Wednesday, August 19, 2015

"Let's Put This Thing to Bed:" songs by Issac Hayes

Yes it has been a while since the last update but rest assured the stupidity continues to run rampant within the cycling community.

You remember this, right?

As it turns out, installing an adapter-style rear derailleur is rocket surgery and someone in this town is clearly NOT a rocket surgeon, or at the very least... a really shitty one.

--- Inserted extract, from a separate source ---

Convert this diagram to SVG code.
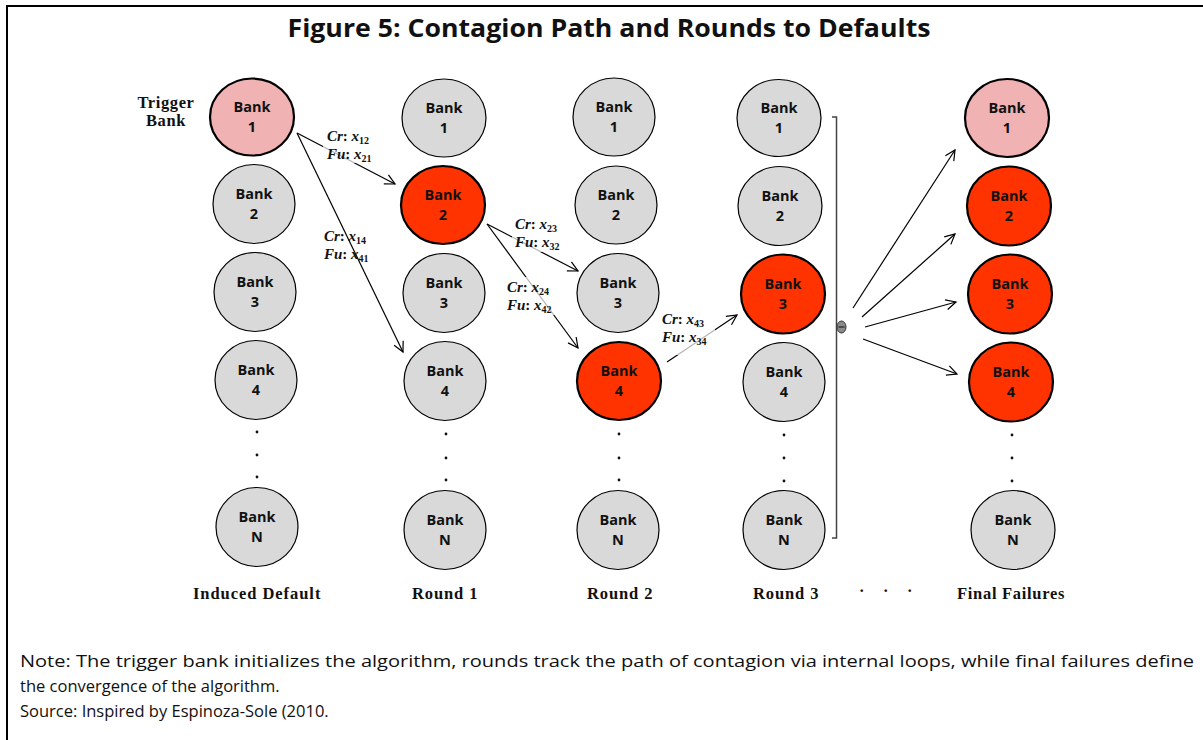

(well, I can make a rocket "work...")

Now, while I can assume that this came from [Name Redacted Bike Shop] I cannot be sure. That said, it certainly looks like some shit that they would do. While I can make assumptions all day about where it came from or complain at length at the fact that there are assholes in this town taking peoples money for shoddy workmanship I suppose I should, in the interest of educating rather than lambasting, explain once and for all EXACTLY how this thing is supposed to go. Seeing as I have already done this twice before, I expect that it will once again go over like a led zeppelin but regardless, this issue needs to be addressed so pay attention.

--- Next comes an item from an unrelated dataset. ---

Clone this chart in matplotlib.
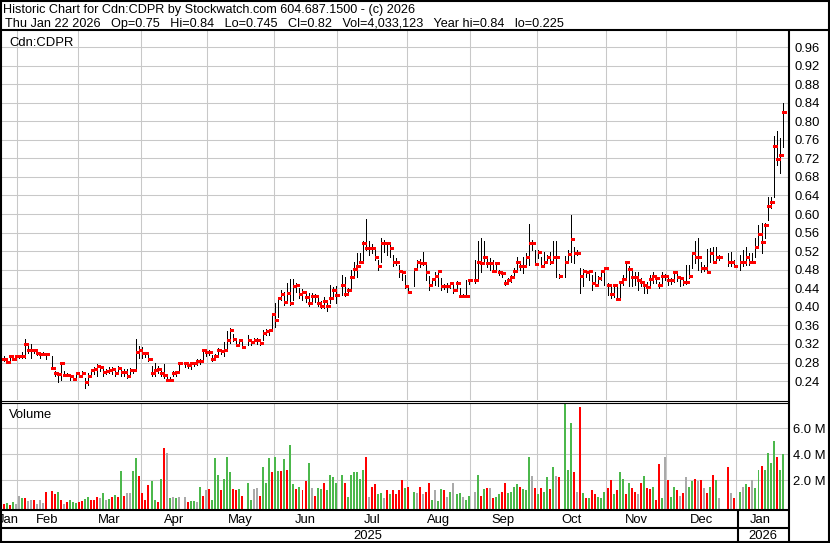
import matplotlib.pyplot as plt
import numpy as np
import pandas as pd

plt.rcParams['font.family'] = ['Liberation Sans', 'DejaVu Sans']

# TSX holidays: the chart keeps an empty slot for them
holidays = ['2025-02-17', '2025-04-18', '2025-05-19', '2025-07-01', '2025-08-04',
            '2025-09-01', '2025-10-13', '2025-12-25', '2025-12-26', '2026-01-01']

# daily bars, one value per trading day (Jan 24 2025 .. Jan 22 2026)
close = [
    .288, .287, .282, .293, .288, .293,                                      # Jan
    .293, .293, .319, .307, .307, .307, .300, .299, .299, .299,
    .269, .258, .255, .278, .254, .254, .250, .244, .257,                    # Feb
    .250, .258, .239, .250, .264, .265, .273, .270, .260, .262, .264,
    .265, .257, .269, .260, .260, .250, .264, .264, .303, .307,              # Mar
    .300, .300, .287, .258, .264, .267, .257, .253, .242, .242, .257, .259, .278,
    .278, .275, .278, .278, .284, .284, .307, .303,                          # Apr
    .303, .288, .293, .307, .304, .307, .329, .349, .330, .318, .329, .314,
    .329, .325, .329, .329, .323, .344, .347, .349, .384,                    # May
    .372, .418, .428, .411, .429, .409, .444, .447, .428, .433, .422,
    .409, .424, .423, .408, .402, .413, .402, .418, .436, .426,              # Jun
    .447, .428, .436, .465, .482, .488, .497, .538, .527, .527, .526,
    .508, .489, .538, .538, .537, .526, .497, .497, .478, .476, .444,        # Jul
    .433, .481, .497, .494, .494, .474, .447, .459, .467, .478,
    .444, .444, .445, .451, .436, .452, .424, .424, .424, .458,              # Aug
    .458, .497, .494, .508, .494, .494, .478, .494, .474, .472, .452,
    .458, .465, .478, .497, .489, .489, .508, .538, .538, .492,              # Sep
    .519, .489, .497, .508, .497, .508, .508, .467,
    .497, .513, .546, .517, .517, .467, .478, .474, .478, .452, .447, .462, .478, .483,  # Oct
    .447, .428, .447, .416, .454, .459, .497, .481, .464, .464,
    .458, .454, .447, .442, .459, .467, .462, .447, .467, .467,              # Nov
    .458, .458, .474, .464, .462, .454, .454, .467, .517, .508, .508,
    .483, .483, .474, .517, .497, .508, .508, .496, .496, .489,              # Dec
    .496, .496, .508, .496, .496, .528, .557, .539, .576, .617, .627, .747, .718, .727, .820,
]
high = [
    .292, .293, .288, .296, .294, .295,
    .296, .303, .330, .315, .319, .310, .307, .300, .302, .300,
    .294, .262, .258, .280, .262, .258, .253, .250, .260,
    .258, .262, .246, .257, .266, .270, .276, .273, .267, .266, .270,
    .270, .262, .272, .264, .265, .266, .268, .266, .330, .315,
    .314, .303, .300, .272, .278, .272, .262, .276, .256, .248, .262, .262, .280,
    .282, .280, .280, .282, .287, .288, .310, .307,
    .306, .296, .299, .311, .309, .325, .347, .354, .342, .333, .331, .326,
    .339, .330, .333, .332, .330, .350, .352, .352, .386,
    .408, .422, .436, .433, .451, .459, .459, .452, .440, .438, .430,
    .429, .429, .428, .420, .413, .422, .411, .447, .442, .445,
    .469, .464, .440, .480, .497, .517, .517, .541, .589, .541, .535,
    .523, .501, .548, .545, .540, .535, .512, .505, .490, .480, .469,
    .447, .483, .500, .504, .518, .496, .467, .462, .474, .480,
    .462, .450, .451, .454, .454, .455, .440, .428, .458, .460,
    .501, .541, .548, .541, .505, .505, .501, .497, .480, .478, .458,
    .462, .469, .483, .508, .495, .508, .515, .579, .545, .523,
    .523, .508, .519, .512, .519, .541, .541, .470,
    .510, .522, .598, .530, .522, .483, .481, .480, .480, .469, .476, .466, .480, .483,
    .451, .447, .450, .447, .454, .469, .497, .487, .478, .476,
    .476, .462, .454, .454, .469, .476, .468, .454, .476, .470,
    .469, .462, .478, .470, .467, .460, .490, .490, .519, .541, .548,
    .497, .490, .524, .526, .530, .530, .512, .517, .519, .501,
    .512, .523, .530, .515, .515, .548, .576, .580, .580, .637, .637, .768, .780, .763, .840,
]
low = [
    .285, .283, .280, .285, .285, .288,
    .290, .290, .290, .300, .289, .300, .297, .289, .296, .287,
    .266, .250, .239, .242, .250, .250, .242, .242, .242,
    .248, .250, .224, .232, .250, .255, .250, .262, .250, .255, .258,
    .255, .250, .255, .250, .252, .246, .250, .258, .264, .290,
    .290, .292, .283, .252, .250, .258, .250, .246, .240, .240, .250, .252, .257,
    .270, .268, .266, .272, .275, .276, .284, .293,
    .296, .284, .286, .292, .298, .293, .311, .321, .326, .315, .318, .312,
    .318, .318, .322, .320, .318, .329, .340, .340, .350,
    .357, .379, .415, .404, .408, .405, .415, .432, .420, .415, .410,
    .401, .408, .410, .402, .398, .397, .390, .408, .422, .408,
    .426, .424, .428, .440, .462, .464, .494, .497, .523, .512, .515,
    .501, .480, .497, .519, .512, .508, .487, .490, .465, .458, .440,
    .429, .444, .483, .486, .490, .458, .436, .450, .447, .444,
    .436, .438, .433, .440, .429, .440, .422, .422, .422, .450,
    .451, .462, .476, .497, .485, .480, .476, .478, .469, .465, .447,
    .450, .454, .465, .476, .480, .472, .487, .490, .523, .490,
    .505, .487, .490, .495, .492, .497, .465, .462,
    .465, .494, .497, .494, .512, .429, .444, .465, .458, .436, .444, .452, .458, .447,
    .426, .418, .422, .415, .422, .447, .462, .444, .444, .447,
    .436, .445, .429, .429, .444, .451, .452, .440, .451, .458,
    .447, .450, .454, .455, .444, .446, .450, .462, .483, .494, .480,
    .476, .478, .472, .497, .494, .494, .500, .487, .487, .487,
    .480, .487, .490, .490, .494, .508, .530, .515, .548, .587, .612, .637, .706, .688, .745,
]
# volume in millions of shares
volume = [
    .10, .15, .20, .10, .30, .13,
    .76, .64, .64, .40, .45, .50, .15, .45, .20, 1.10,
    1.15, .95, 1.10, .50, .15, .30, .45, .30, .25,
    .30, .40, .55, .70, .45, .45, .70, .60, 1.00, .45, .55,
    .70, .85, .70, 2.70, .80, 1.00, 1.00, 2.70, 3.70, 2.30,
    1.00, .50, 1.60, 1.90, .50, .30, 2.10, 4.50, 4.10, .60, .70, .60, .70,
    .70, .30, .40, .40, .30, 1.50, .80, 1.20,
    1.30, .50, 3.70, 2.40, 1.20, 2.10, 3.80, 2.60, 1.30, 1.20, 1.30, .80,
    1.80, .50, 1.30, 1.40, .80, 3.00, 1.80, 3.70, 2.60,
    3.80, 2.70, 2.70, 3.60, 2.80, 4.70, 1.70, 1.30, 1.50, 1.20, 1.90,
    3.30, 1.40, .80, 1.40, 1.30, 1.80, 1.20, 2.40, 2.20, 1.80,
    2.40, 1.80, .70, 2.40, 2.60, 2.60, 2.10, 2.80, 3.80, .70, 1.50,
    1.70, .90, 1.00, .60, 1.20, .90, 1.20, .90, 1.20, 2.00, 1.40,
    1.50, 1.10, 1.00, 1.50, .90, 1.10, 1.80, .50, 1.20, .40,
    1.30, 1.20, .70, 1.10, 1.80, .90, 1.00, .70, .50, .80,
    1.10, 2.40, .80, 1.30, 1.40, 1.40, .60, .70, .90, 1.10, 1.80,
    1.00, 1.10, 1.50, 1.70, 1.50, 1.30, 1.20, 3.80, 2.30, 1.40,
    .90, 1.40, 1.10, 2.20, 1.30, 3.00, 2.30, 2.20,
    8.10, 2.80, 6.40, 2.60, 1.10, 7.60, 1.00, .60, .60, 1.20, .90, .70, .60, 1.10,
    1.40, 2.00, .90, 1.20, 2.60, 2.10, .90, 1.80, 1.40, 1.10,
    .90, 1.80, 2.30, 1.40, 1.30, 1.50, .50, 3.20, .60, 3.80,
    2.00, .70, 1.50, 1.20, .80, 1.00, 2.20, 1.50, 1.90, 2.10, 1.90,
    2.00, 1.40, 1.00, 1.50, 2.40, 2.00, .60, 3.00, 1.00, .60,
    1.10, 1.50, 1.70, 1.50, 2.00, 1.40, 2.80, 3.10, 2.80, 4.10, 3.30, 5.00, 3.80, 2.80, 4.03,
]
# volume bar colour: g = up, r = down, n = unchanged
vol_dir = ("nrgrgn" + "ngrnnrnnnr" "rrgrnrggg" + "rrggrrrngng" "rgrgrnnggr"
           + "rrrggrgrngngn" "nrggngrn" + "rgggrgggrrgr" "ggnnrgggr"
           + "ggrgrggrgrr" "gnrggrgggg" + "grggggggrnr" "rggnrgrrrrg"
           + "rgnrnrrgng" "grngnggngg" + "ngrgrnrggrr" "ggggrgggnr"
           + "grggrgnr" "gggrnrgrgrrggg" + "rrgrggrgrr" "nrgrrgrrgn"
           + "rggrnrnggrn" "rnrgrgnrnr" + "gngrnggrggggrgg")

header1 = "Historic Chart for Cdn:CDPR by Stockwatch.com 604.687.1500 - (c) 2026"
header2 = ("Thu Jan 22 2026   Op=0.75   Hi=0.84   Lo=0.745   Cl=0.82   "
           "Vol=4,033,123   Year hi=0.84   lo=0.225")

W, H = 830, 543
FS = 9.1
GRID = '#c8c8c8'
COLORS = {'g': '#4cb84c', 'r': '#ff0000', 'n': '#aaaaaa'}


def box(x0, y0, x1, y1):
    # figure rectangle from pixel corners, origin at top left
    return [x0 / W, 1 - y1 / H, (x1 - x0) / W, (y1 - y0) / H]


weekdays = pd.bdate_range('2025-01-24', '2026-01-22')
days = weekdays[~weekdays.isin(pd.to_datetime(holidays))]
x = weekdays.get_indexer(days)
xlim = (-0.17, 261.1)

slot = pd.Series(np.arange(len(weekdays)), index=weekdays)
spans = slot.groupby([weekdays.year, weekdays.month]).agg(['min', 'max'])
month_edges = spans['min'].values[1:] - 0.5

fig = plt.figure(figsize=(W / 100, H / 100), dpi=100)

# price panel
ax = fig.add_axes(box(0, 31, 789, 400))
ax.vlines(x, low, high, color='black', lw=0.72, antialiased=False)
ax.hlines(close, x - 0.15, x + 1.0, color='red', lw=1.9, antialiased=False)
ax.set_xlim(*xlim)
ax.set_ylim(0.1992, 0.9945)
ax.set_xticks(month_edges)
ax.set_yticks(np.arange(0.24, 0.97, 0.04))
ax.yaxis.tick_right()
ax.yaxis.set_major_formatter('{x:.2f}')
ax.tick_params(length=0, labelsize=9.4, pad=4, labelbottom=False)
ax.grid(color=GRID, lw=0.75)
ax.set_axisbelow(True)
for s in ax.spines.values():
    s.set_visible(False)

# volume panel
axv = fig.add_axes(box(0, 404, 789, 509))
vbot = -0.23
axv.bar(x, np.array(volume) - vbot, bottom=vbot, width=0.66,
        color=[COLORS[c] for c in vol_dir], antialiased=False)
axv.set_xlim(*xlim)
axv.set_ylim(vbot, 7.85)
axv.set_xticks(month_edges)
axv.set_yticks([2, 4, 6])
axv.yaxis.tick_right()
axv.yaxis.set_major_formatter('{x:.1f} M')
axv.tick_params(length=0, labelsize=9.4, pad=3, labelbottom=False)
axv.grid(color=GRID, lw=0.75)
axv.set_axisbelow(True)
for s in axv.spines.values():
    s.set_visible(False)

# month row and year row
axm = fig.add_axes(box(0, 510, 789, 527))
axm.set_xlim(*xlim)
axm.set_ylim(527, 510)
axm.axis('off')
for (yr, mo), (f, l) in spans.iterrows():
    lo_, hi_ = max(f - 0.5, xlim[0]), min(l + 0.5, xlim[1])
    axm.text((lo_ + hi_) / 2, 522.7, pd.Timestamp(yr, mo, 1).strftime('%b'),
             ha='center', va='baseline', fontsize=9.4, clip_on=True)

axy = fig.add_axes(box(0, 528, 789, 541))
axy.set_xlim(*xlim)
axy.set_ylim(541, 528)
axy.axis('off')
year_edge = month_edges[-1]
axy.text((xlim[0] + year_edge) / 2, 539, '2025', ha='center', va='baseline', fontsize=9.4)
axy.text((year_edge + xlim[1]) / 2, 539, '2026', ha='center', va='baseline', fontsize=9.4)

# frame, separators and labels in pixel coordinates
axo = fig.add_axes([0, 0, 1, 1], zorder=10)
axo.set_xlim(0, W)
axo.set_ylim(H, 0)
axo.axis('off')
axo.patch.set_alpha(0)

thick = [((0, W), (1, 1)), ((0, W), (541.5, 541.5)), ((1, 1), (0, H)),
         ((828.5, 828.5), (0, H)), ((0, W), (30.3, 30.3)), ((789, 789), (30, H)),
         ((0, 789), (510.3, 510.3)), ((0, 789), (527.7, 527.7)),
         ((738.3, 738.3), (510, 541))]
for xs, ys in thick:
    axo.plot(xs, ys, color='black', lw=1.5, solid_capstyle='butt')
for yy in (401.3, 403.3):
    axo.plot((0, 789), (yy, yy), color='black', lw=0.8, solid_capstyle='butt')

axo.text(3, 12.7, header1, fontsize=FS, va='baseline')
axo.text(5, 27, header2, fontsize=FS, va='baseline')
axo.text(9, 45.7, 'Cdn:CDPR', fontsize=9.4, va='baseline')
axo.text(9, 417.7, 'Volume', fontsize=9.4, va='baseline')

fig.savefig('out.png', dpi=100)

First, why is this one above incorrect?

Glad you asked. (First, scroll up and look again) 
From a technician's standpoint it is obvious that a part is out of place and another part has been added to take up space; a job I might add, it did terribly as it is clear that the hanger has been bent during installation. Upon further investigation I find myself asking "why did you bother with that fastener and spacer anyway? I mean, if you just removed them both wouldn't the hanger at least sit flush to the frame? ...and would it not be just as "hard as fuck" to align the derailleur, the frame, and the axle... all at the same time?
...dumb ass?"

When I began this post, this was a point that I easily missed to be honest. Given the sort of jackassery I was looking at, my feeble mind could not begin to comprehend how to incorrectly correct the mistake that was made by someone doing it incorrectly (read: you're doing it WRONG).

Anyway, I am only here to help so with that in mind...

You have these three parts. They only go together one way*. The big one is called a rear derailleur and the big claw looking thingy on the end of it is, for lack of a better term, the derailleur hanger (there is a difference in both vintage and modern types, but that amount of technical speak can only be covered in my forthcoming novel entitled "What's the Difference? - Derailleur Hangers and YOU."

*important shit

Then you have the other two parts; they go together like peas and carrots. So much so that when combined with the third part, they make sweet, sweet, music together. (Seriously, click that link, then read on at the same time, this might get a little sexy)

Bringing up the rear in this Menage a Trois is this female threaded piece which has a rounded end that fits so perfectly in this dropout, you could only describe metaphorically using two spoons.

You cannot unsee this... I have tried

The filling in this Double Stuff Oreo is the hanger, not only does it hold the damn derailleur on the bike but aligned properly, serves as a guide for the insertion of the wheel's axle. If it's crooked, it just won't go in. 

A)....*important shit, and 

B) That's what she said!

The money shot.

This one steps in and WHAM! This literally... {innuendo redacted} and makes the whole thing happy. Seriously, you put that bolt into that nut and these steps can save you time and resources (considering this build had ALL of the required items but was STILL somehow, fucked up) and not to mention a headache.

With it securely in place...
It goes like this 

Every time. 

...Even if some ass hat drilled a hole in your frame. 

...and Isaac Hayes is still singing, isn't he?